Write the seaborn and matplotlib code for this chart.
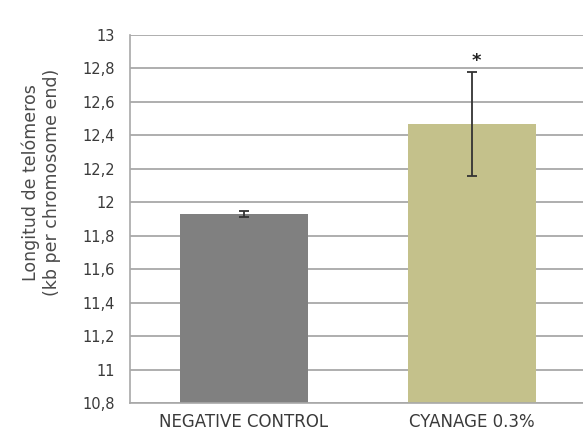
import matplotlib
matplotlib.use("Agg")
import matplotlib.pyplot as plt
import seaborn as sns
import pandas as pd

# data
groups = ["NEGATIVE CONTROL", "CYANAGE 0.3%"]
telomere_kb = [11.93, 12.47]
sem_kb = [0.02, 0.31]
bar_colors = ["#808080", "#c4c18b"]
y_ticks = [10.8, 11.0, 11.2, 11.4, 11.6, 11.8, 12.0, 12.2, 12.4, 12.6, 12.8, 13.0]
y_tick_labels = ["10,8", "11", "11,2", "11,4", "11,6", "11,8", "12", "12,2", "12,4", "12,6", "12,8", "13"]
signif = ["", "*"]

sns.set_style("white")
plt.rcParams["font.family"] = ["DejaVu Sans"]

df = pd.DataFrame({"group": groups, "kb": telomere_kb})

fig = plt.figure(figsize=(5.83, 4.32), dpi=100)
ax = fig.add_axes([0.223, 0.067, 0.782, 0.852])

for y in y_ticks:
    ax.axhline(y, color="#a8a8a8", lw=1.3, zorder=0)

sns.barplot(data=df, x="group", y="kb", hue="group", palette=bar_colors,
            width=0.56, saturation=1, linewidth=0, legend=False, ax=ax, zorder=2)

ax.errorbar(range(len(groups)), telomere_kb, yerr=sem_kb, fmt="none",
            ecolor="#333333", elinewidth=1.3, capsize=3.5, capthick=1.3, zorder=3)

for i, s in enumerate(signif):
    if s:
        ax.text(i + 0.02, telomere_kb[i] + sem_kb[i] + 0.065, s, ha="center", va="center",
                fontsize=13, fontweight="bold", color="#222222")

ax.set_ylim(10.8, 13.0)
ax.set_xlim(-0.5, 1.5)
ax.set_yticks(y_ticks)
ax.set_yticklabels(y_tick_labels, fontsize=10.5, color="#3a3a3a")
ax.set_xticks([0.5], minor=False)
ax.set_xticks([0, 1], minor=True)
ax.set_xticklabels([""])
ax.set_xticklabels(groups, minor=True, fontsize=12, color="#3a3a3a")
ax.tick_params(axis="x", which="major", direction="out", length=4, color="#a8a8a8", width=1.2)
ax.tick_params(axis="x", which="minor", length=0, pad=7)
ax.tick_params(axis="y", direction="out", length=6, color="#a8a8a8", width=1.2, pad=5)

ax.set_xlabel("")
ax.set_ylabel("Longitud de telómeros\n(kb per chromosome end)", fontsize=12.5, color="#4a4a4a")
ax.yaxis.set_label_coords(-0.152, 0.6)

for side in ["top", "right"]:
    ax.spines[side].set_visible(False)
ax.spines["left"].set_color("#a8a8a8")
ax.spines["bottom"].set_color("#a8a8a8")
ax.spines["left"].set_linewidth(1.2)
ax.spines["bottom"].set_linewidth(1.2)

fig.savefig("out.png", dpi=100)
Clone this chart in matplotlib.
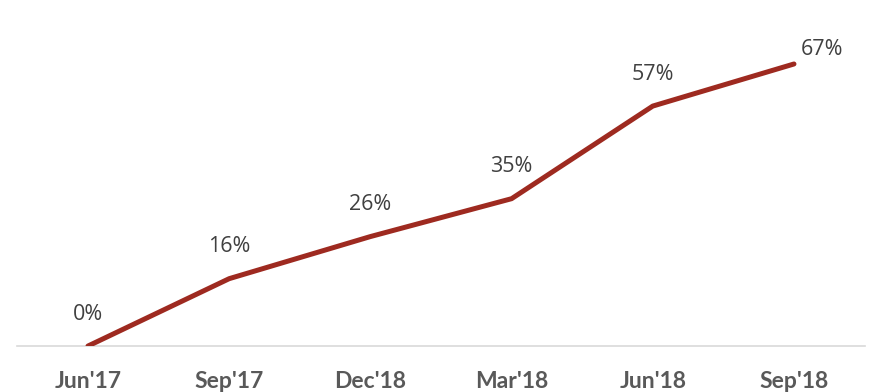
+--
Task brief
Write out again exactly the lines from the start of the data above through the line containing "import pandas as pd", inclusive, excluding any pictures.

Finished answer
Write the seaborn and matplotlib code for this chart.
import matplotlib
matplotlib.use("Agg")
import matplotlib.pyplot as plt
import seaborn as sns
import pandas as pd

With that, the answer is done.